なお、消費者の物価上昇の認識は購入頻度の高い財の価格上昇に強く影響を受け、物価上昇の認識が強いほど、値上げを否定的に捉える傾向があるとする指摘もある(高橋・玉生(2022))。これを踏まえれば、エネルギー価格の上昇や食料価格の上昇は、家計のインフレ実感を上昇させ、家計が値上げを否定的に捉えるようになる可能性が高い。値上げへの拒否感の高まりは、価格上昇の広がりを限定的にする方向で寄与しうる。
以上を勘案すれば、確かに予想インフレ率は上昇しているが、原材料コスト増の価格転嫁の度合いは、食料などの必需品とレジャーなどの奢侈品で違いが生じる可能性が高いだろう。また、エネルギー価格や食料価格の上昇は消費者の値上げへの拒否感を高め、それ以外の財・サービスにおける価格転嫁を控えめにさせる方向で寄与するだろう。結果として、上昇した予想インフレ率はやがて下落する方向に修正されると見込まれる。
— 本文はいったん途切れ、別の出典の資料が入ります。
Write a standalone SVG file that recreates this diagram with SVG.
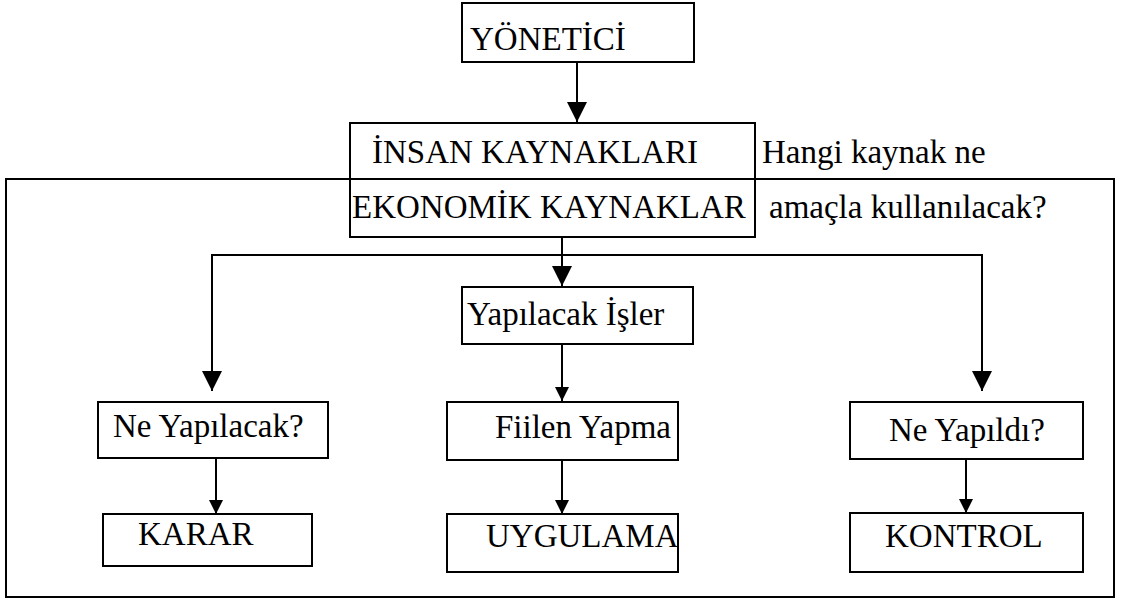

ただし、消費者が、価格が上がる状況を継続的に経験し、物価上昇の環境に慣れることで、消費者の値上げへの態度や企業の価格設定行動が変化し、予想物価上昇率の基調が上昇する可能性もある。
まとめ
以上から、食料の値上げの加速などで、一時的に物価上昇率は大きく上昇する可能性はあるが、コスト増の価格転嫁は十分に進まない現状や、消費者の値上げに対する態度などから、消費者物価の上昇が広範な品目に拡大し、更には基調として毎年2%程度上昇するような状況に変化していく可能性は低いだろう。